Hearst posing for an SLA picture
Patricia Hearst, also Patty Hearst (born February 20, 1954), the granddaughter of William Randolph Hearst and convicted bank robber. She was kidnapped February 4, 1974 from her Berkeley, California apartment by a tiny leftist group called the Symbionese Liberation Army. Extortionate demands from the SLA resulted in the donation by the Hearst family of $6 million worth of food to the poor of the Bay Area, but there was no word from Miss Hearst.

Shortly thereafter, however, on April 15, 1974, she was photographed wielding a submachine gun while robbing the Sunset branch of the Hibernia bank. Later communications from her revealed that she had changed her name to Tania and was committed to the goals of the SLA. A warrant was issued for her arrest and in September 1975, she was arrested in an apartment with other SLA members. In the meantime, another SLA lodging had been attacked and burned by 500 police, killing most of the rest of the group.

In her trial, which started on March 20, 1976, Hearst claimed she had been locked blindfolded in a closet and physically and sexually abused, which caused her to become a convert to the SLA, an extreme case of the "Stockholm syndrome", in which captives become sympathetic with their captors. The defense did not succeed and she was convicted of bank robbery. Her sentence was commuted after 22 months by President Jimmy Carter. Hearst was released from prison on February 1, 1979. Later she was pardoned by President Bill Clinton in the final weeks of his term.

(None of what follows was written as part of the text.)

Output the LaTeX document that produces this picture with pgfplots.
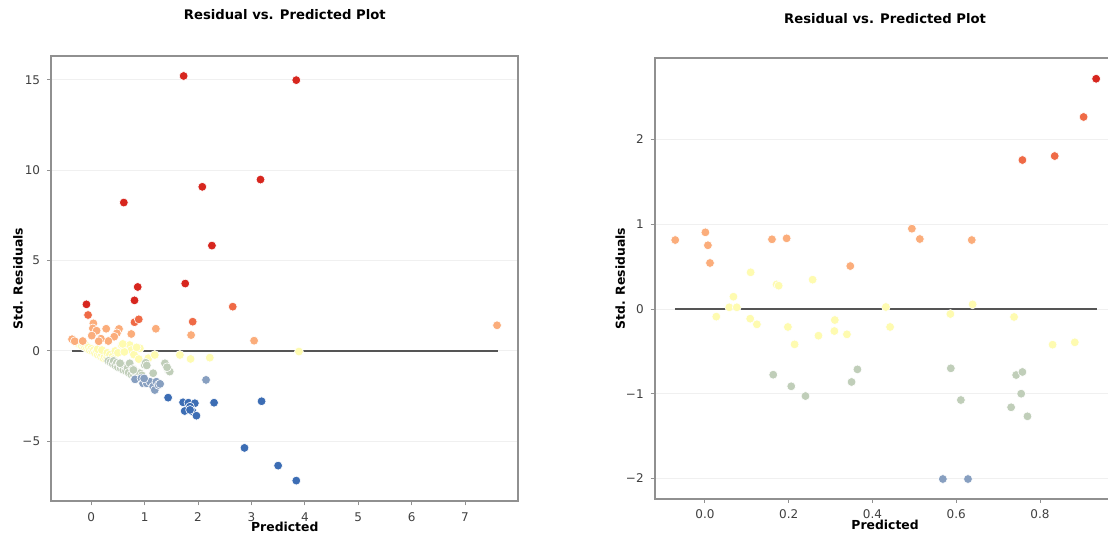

Her attorney, Albert Johnson of Boston is currently handling the appeal of Pamela Smart before a federal court.

Hearst tells her version of events beginning with her kidnapping by the SLA in her memoir Every Secret Thing.

Hearst's notoriety has led to her being cast in several films, including John Waters's Cry-Baby, Serial Mom, Pecker and Cecil B. DeMented.

Hearst was born in San Francisco, California and grew up primarily in the wealthy San Francisco suburb of Hillsborough, California.